Impact loading induces damage as shock waves reflect off free surfaces, creating tension and initiating the nucleation, growth, and coalescence of a pore network. Typically, this is simulated by examining the behavior of a spherical shell under an isochoric approximation. This shell stems from a model of porous materials, simplifying the analysis by excluding potential pore interactions mediated by waves. While various inertial and visco-inertial models in this domain exist (Mercier Molinari 2001; Wilkerson 2014), uncertainties persist regarding the loading range and initial pore configuration leading to the dominance of inertial over viscous terms.
Behavioral patterns within the solution of the spherical shell growth equation are investigated using both analytical and numerical approach, employing a simplified viscoplastic model for the pore matrix. The adjustable parameters critical to damage evaluation encompass the initial porosity, loading deviation from the cavitation threshold, initial external radius of the hollow sphere (indicative of spatial pore density), and the loading rate. These parameters can be gauged against material properties that collectively define a viscous time scale, a typical velocity, and an ‘inertial’ length scale, contingent upon the viscoplastic parameters and material density.
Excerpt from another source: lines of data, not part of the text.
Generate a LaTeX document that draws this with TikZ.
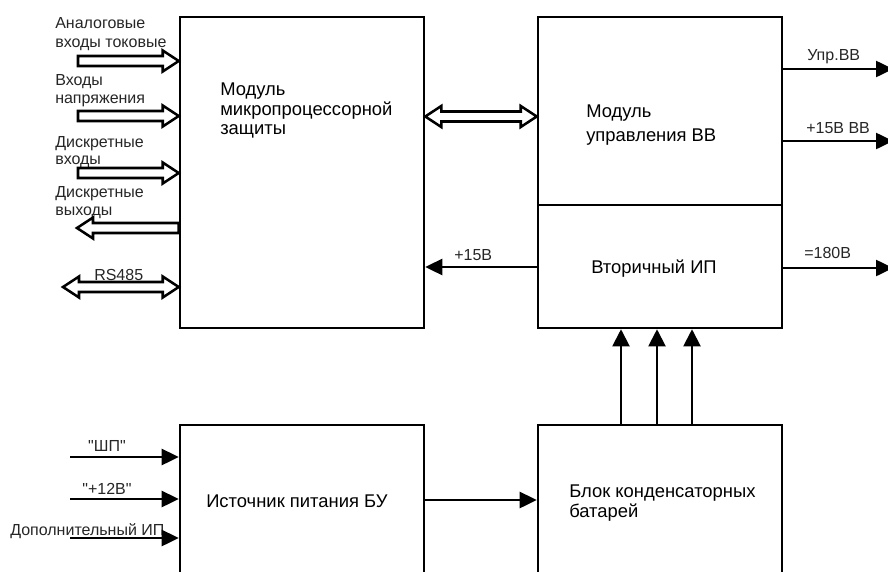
\documentclass[tikz,border=0pt]{standalone}
\usepackage{fontspec}
\setmainfont{Liberation Sans}[Ligatures=TeXOff]
\usetikzlibrary{arrows.meta,calc}
\newcommand\hollowright[2]{% #1 tail, #2 tip (tip on the right)
  \draw[hollow] ($(#1)+(0,-5)$) -- ($(#2)+(-16,-5)$) -- ($(#2)+(-16,-10.5)$) -- (#2)
    -- ($(#2)+(-16,10.5)$) -- ($(#2)+(-16,5)$) -- ($(#1)+(0,5)$) -- cycle;}
\newcommand\hollowleft[2]{% #1 tail (right), #2 tip (left)
  \draw[hollow] ($(#1)+(0,-5)$) -- ($(#2)+(16,-5)$) -- ($(#2)+(16,-10.5)$) -- (#2)
    -- ($(#2)+(16,10.5)$) -- ($(#2)+(16,5)$) -- ($(#1)+(0,5)$) -- cycle;}
\newcommand\hollowboth[2]{% #1 left tip, #2 right tip
  \draw[hollow] (#1) -- ($(#1)+(16,-10.5)$) -- ($(#1)+(16,-5)$) -- ($(#2)+(-16,-5)$)
    -- ($(#2)+(-16,-10.5)$) -- (#2) -- ($(#2)+(-16,10.5)$) -- ($(#2)+(-16,5)$)
    -- ($(#1)+(16,5)$) -- ($(#1)+(16,10.5)$) -- cycle;}
\begin{document}
\begin{tikzpicture}[x=0.75pt,y=-0.75pt,
  box/.style={draw, line width=1.9pt, inner sep=0pt},
  btext/.style={anchor=base west, inner sep=0pt, font=\fontsize{13.8}{16}\selectfont},
  ltext/.style={anchor=base west, inner sep=0pt, font=\fontsize{12}{14}\selectfont, text=black!85},
  sarrow/.style={line width=1.9pt, -{Triangle[length=12.75pt, width=12pt]}},
  varrow/.style={line width=1.5pt, -{Triangle[length=12.75pt, width=12.75pt]}},
  hollow/.style={draw, line width=1.9pt, fill=white, line join=miter}]
\useasboundingbox (0,0) rectangle (888,571);

% boxes
\node[box, minimum width=183pt, minimum height=233.25pt] (mpz) at (302,172.5) {};
\node[box, minimum width=183pt, minimum height=141pt] (muv) at (660,111) {};
\node[box, minimum width=183pt, minimum height=92.25pt] (vip) at (660,266.5) {};
\node[box, minimum width=183pt, minimum height=131.25pt] (ipbu) at (302,512.5) {};
\node[box, minimum width=183pt, minimum height=131.25pt] (bkb) at (660,512.5) {};

% box texts
\node[btext] (t1) at (220,95) {Модуль};
\node[btext] (t2) at (220,115) {микропроцессорной};
\node[btext] (t3) at (220,134) {защиты};
\node[btext] (t4) at (586,117) {Модуль};
\node[btext] (t5) at (586,141) {управления ВВ};
\node[btext] (t6) at (591,273) {Вторичный ИП};
\node[btext] (t7) at (206,507) {Источник питания БУ};
\node[btext] (t8) at (569,497) {Блок конденсаторных};
\node[btext] (t9) at (569,517) {батарей};

% labels
\node[ltext] (l1) at (55,28) {Аналоговые};
\node[ltext] (l2) at (55,47) {входы токовые};
\node[ltext] (l3) at (55,85) {Входы};
\node[ltext] (l4) at (55,103) {напряжения};
\node[ltext] (l5) at (55,147) {Дискретные};
\node[ltext] (l6) at (55,164) {входы};
\node[ltext] (l7) at (55,197) {Дискретные};
\node[ltext] (l8) at (55,215) {выходы};
\node[ltext] (l9) at (94,280) {RS485};
\node[ltext] (r1) at (807,60) {Упр.ВВ};
\node[ltext] (r2) at (806,133) {+15В ВВ};
\node[ltext] (r3) at (804,258) {=180В};
\node[ltext] (r4) at (454,260) {+15В};
\node[ltext, anchor=base] (b1t) at (107,451) {"ШП"};
\node[ltext, anchor=base] (b2t) at (107,494) {"+12В"};
\node[ltext] (b3t) at (10,535) {Дополнительный ИП};

% hollow arrows
\coordinate (a1) at (78,61);  \coordinate (a1e) at (mpz.west |- a1);
\coordinate (a2) at (78,116); \coordinate (a2e) at (mpz.west |- a2);
\coordinate (a3) at (78,173); \coordinate (a3e) at (mpz.west |- a3);
\coordinate (a4) at (77,228); \coordinate (a4s) at (mpz.west |- a4);
\coordinate (rs1) at (63,287); \coordinate (rs2) at (mpz.west |- rs1);
\coordinate (d0) at (0,116.5);
\coordinate (dl) at (mpz.east |- d0); \coordinate (dr) at (muv.west |- d0);
\hollowright{a1}{a1e}
\hollowright{a2}{a2e}
\hollowright{a3}{a3e}
\hollowleft{a4s}{a4}
\hollowboth{rs1}{rs2}
\hollowboth{dl}{dr}

% solid arrows
\coordinate (o1) at (893,69);
\coordinate (o2) at (893,141);
\coordinate (o3) at (893,268);
\draw[sarrow] (muv.east |- o1) -- (o1);
\draw[sarrow] (muv.east |- o2) -- (o2);
\draw[sarrow] (vip.east |- o3) -- (o3);
\coordinate (p15) at (538,267);
\draw[sarrow] (vip.west |- p15) -- (mpz.east |- p15);

\coordinate (v1) at (621,0);
\coordinate (v2) at (657,0);
\coordinate (v3) at (692,0);
\draw[varrow] (bkb.north -| v1) -- (vip.south -| v1);
\draw[varrow] (bkb.north -| v2) -- (vip.south -| v2);
\draw[varrow] (bkb.north -| v3) -- (vip.south -| v3);

\coordinate (b1) at (70,457);
\coordinate (b2) at (70,499);
\coordinate (b3) at (70,538);
\draw[sarrow] (b1) -- (ipbu.west |- b1);
\draw[sarrow] (b2) -- (ipbu.west |- b2);
\draw[sarrow] (b3) -- (ipbu.west |- b3);
\coordinate (m1) at (0,500);
\draw[sarrow] (ipbu.east |- m1) -- (bkb.west |- m1);
\end{tikzpicture}
\end{document}
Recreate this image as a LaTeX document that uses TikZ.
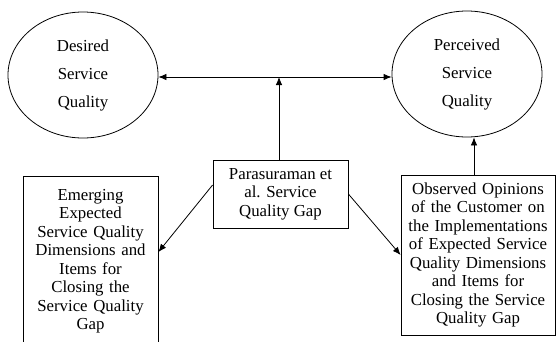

The key factor determining the transition from a viscosity- to an inertia-dominated regime is the initial external radius of the hollow sphere relative to the inertial length scale, observed across a wide range of loading rates. Surprisingly, this transition exhibits minimal susceptibility to loading rate in typical dynamic conditions. Nevertheless, the experimental sensitivity to the loading rate strongly suggests the influence of another factor, potentially linked to the nucleation step process.